March 30th, 2009 · No Comments

The Telegraph reports that UK intelligence officials have warned that BT’s new 21CN network is vulnerable to exploit by the Chinese government since the network uses Huawei telecoms equipment. Huawei is China’s largest telecoms company and was recently “discouraged” by the US from acquiring the TippingPoint intrusion prevention technology owned by 3Com. There have been similar concerns in US political and Department of Defense circles about “supply chain integrity” – if we buy stuff from “them,” how do we know “they” aren’t sneaking in malicious capabilities?

Now throughout history, whenever any empire has controlled communication channels that empire exploited that control for national gain. Whether back in the day where communications was via handwritten letters sent on sailing ships, via government-controlled (or regulated) telegraph or telephone lines (or satellite links), or when that country  had a dominant share of communications technology – in every single case the country that had some level of control over the communications path exploited it. The UK, the US, the old USSR, China – everyone. The answer is certainly, yes – “they” will sneak bad stuff in, just as “we” did when “we” had the chance.

What to do, what to do? Well, it is pretty certain we are not going back to only buying locally. Even if we did, our experience with easter eggs in commercial software says even “home flag” suppliers can and will sneak things in – let alone that most of those local suppliers have been using overseas developers for years and years. As Thomas Friedman says “the world is flat (and hot and crowded)” – we are not going back.

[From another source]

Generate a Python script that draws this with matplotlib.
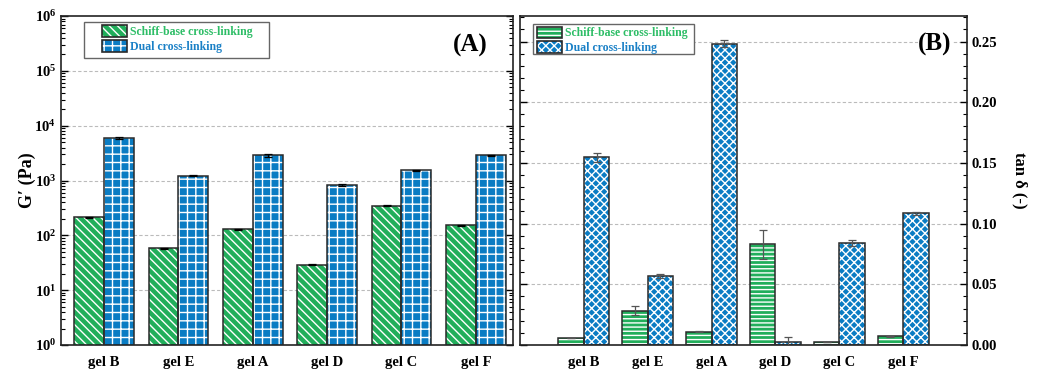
import matplotlib
matplotlib.use("Agg")
from matplotlib import pyplot as plt
from matplotlib.patches import Patch, Rectangle
from matplotlib.ticker import (FixedLocator, MultipleLocator, NullFormatter,
                               LogFormatterMathtext)
import numpy as np

plt.rcParams['font.family'] = ['Liberation Serif', 'DejaVu Serif']
plt.rcParams['font.weight'] = 'bold'
plt.rcParams['mathtext.fontset'] = 'custom'
plt.rcParams['mathtext.rm'] = 'Liberation Serif:bold'
plt.rcParams['mathtext.bf'] = 'Liberation Serif:bold'
plt.rcParams['hatch.linewidth'] = 1.0

gels = ['gel B', 'gel E', 'gel A', 'gel D', 'gel C', 'gel F']

# storage modulus G' (Pa)
g_schiff = [215, 58, 129, 29, 350, 152]
g_schiff_err = [5, 1, 3, 0.5, 8, 3]
g_dual = [5850, 1230, 2880, 840, 1540, 2880]
g_dual_err = [250, 30, 150, 40, 40, 60]

# loss tangent tan delta
t_schiff = [0.006, 0.0283, 0.0108, 0.083, 0.0025, 0.0071]
t_schiff_err = [0.0, 0.0037, 0.0004, 0.012, 0.0002, 0.0007]
t_dual = [0.1545, 0.0568, 0.2482, 0.0028, 0.0837, 0.1084]
t_dual_err = [0.004, 0.0015, 0.003, 0.0035, 0.0025, 0.0015]

green = '#21AE5B'
blue = '#0A7CC3'
green_txt = '#2DBD66'
blue_txt = '#1A80C6'
edge = '#2a2a2a'

fig = plt.figure(figsize=(10.37, 3.69), dpi=100)
axA = fig.add_axes([0.0588, 0.065, 0.4359, 0.8916])
axB = fig.add_axes([0.5014, 0.065, 0.4311, 0.8916])

x = np.arange(len(gels))
w = 0.4

hatch_a = ('\\\\\\\\', '++')
hatch_b = ('----', 'xxxx')


def hatched_bars(ax, pos, vals, err, color, hatch, ecolor):
    ax.bar(pos, vals, w, color=color, edgecolor='white', hatch=hatch, linewidth=0, zorder=2)
    ax.bar(pos, vals, w, fill=False, edgecolor=edge, linewidth=1.1, zorder=3)
    ax.errorbar(pos, vals, yerr=err, fmt='none', ecolor=ecolor, elinewidth=0.9,
                capsize=3, capthick=0.9, zorder=4)


def handle(color, hatch):
    return (Patch(facecolor=color, edgecolor='white', hatch=hatch, linewidth=0),
            Patch(fill=False, edgecolor=edge, linewidth=1.2))


def legend_box(ax, hatches, anchor, box):
    leg = ax.legend([handle(green, hatches[0]), handle(blue, hatches[1])],
                    ['Schiff-base cross-linking', 'Dual cross-linking'],
                    loc='upper left', bbox_to_anchor=anchor, fontsize=8.5,
                    handlelength=2.1, handleheight=1.15, handletextpad=0.25,
                    borderpad=0, labelspacing=0.15, frameon=False, borderaxespad=0)
    for t, c in zip(leg.get_texts(), [green_txt, blue_txt]):
        t.set_color(c)
        t.set_fontweight('bold')
    leg.set_zorder(6)
    ax.add_patch(Rectangle(box[:2], box[2], box[3], transform=ax.transAxes,
                           facecolor='white', edgecolor='#666666', lw=1.0, zorder=5))


# (A) G' on log scale
hatched_bars(axA, x - w / 2, g_schiff, g_schiff_err, green, hatch_a[0], 'black')
hatched_bars(axA, x + w / 2, g_dual, g_dual_err, blue, hatch_a[1], 'black')
axA.set_yscale('log')
axA.set_ylim(1, 1e6)
axA.set_xlim(-0.58, 5.5)
axA.yaxis.set_major_locator(FixedLocator([10.0 ** k for k in range(7)]))
axA.yaxis.set_minor_locator(FixedLocator([m * 10.0 ** k for k in range(6) for m in range(2, 10)]))
axA.yaxis.set_major_formatter(LogFormatterMathtext())
axA.yaxis.set_minor_formatter(NullFormatter())
axA.set_ylabel("G′ (Pa)", fontsize=13, fontweight='bold', labelpad=-1)
axA.text(0.905, 0.91, '(A)', transform=axA.transAxes, fontsize=18, fontweight='bold',
         ha='center', va='center')
legend_box(axA, hatch_a, (0.091, 0.972), (0.051, 0.872, 0.409, 0.110))
for tl in range(1, 6):
    axA.axhline(10 ** tl, color='#bbbbbb', ls=(0, (3, 2)), lw=0.8, zorder=1)

# (B) tan delta
hatched_bars(axB, x - w / 2, t_schiff, t_schiff_err, green, hatch_b[0], '#555555')
hatched_bars(axB, x + w / 2, t_dual, t_dual_err, blue, hatch_b[1], '#555555')
axB.set_ylim(0, 0.271)
axB.set_xlim(-1.0, 6.0)
axB.yaxis.set_major_locator(MultipleLocator(0.05))
axB.yaxis.set_minor_locator(MultipleLocator(0.01))
axB.yaxis.set_major_formatter(plt.FormatStrFormatter('%.2f'))
axB.yaxis.set_label_position('right')
axB.set_ylabel('tan δ (-)', fontsize=12, fontweight='bold', rotation=270, labelpad=22)
axB.text(0.928, 0.915, '(B)', transform=axB.transAxes, fontsize=18, fontweight='bold',
         ha='center', va='center', zorder=6,
         bbox=dict(facecolor='white', edgecolor='none', pad=0))
legend_box(axB, hatch_b, (0.038, 0.968), (0.029, 0.884, 0.360, 0.092))
for v in [0.05, 0.10, 0.15, 0.20, 0.25]:
    axB.axhline(v, color='#bbbbbb', ls=(0, (3, 2)), lw=0.8, zorder=1)

for ax in (axA, axB):
    ax.set_xticks(x)
    ax.set_xticklabels(gels, fontsize=10.5, fontweight='bold')
    ax.tick_params(axis='x', length=0, pad=8)
    ax.tick_params(axis='y', which='major', direction='in', length=5, width=1,
                   left=True, right=True, labelsize=10.5)
    ax.tick_params(axis='y', which='minor', direction='in', length=3, width=0.8,
                   left=True, right=True)
    for s in ax.spines.values():
        s.set_linewidth(1.2)
        s.set_color('#222222')
    for lab in ax.get_yticklabels():
        lab.set_fontweight('bold')

axB.tick_params(axis='y', labelleft=False, labelright=True)

fig.savefig('out.png', dpi=100)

The answer to this problem is really not anything new: make sure that you verify that anything you buy will only do what it is supposed to do. This is pretty similar to “when you are paying someone to develop software, make sure part of your acceptance criteria is making sure there are no exploitable security vulnerabilities in the code.” There are a variety of levels of how to do this, how far you push it depends on your security needs. Gartner has published a number of research notes around the issues of making sure security is highly rated criteria in sourcing decisions, whether for outsourcing, cloud-based services, X as a service, etc – this is not really any different.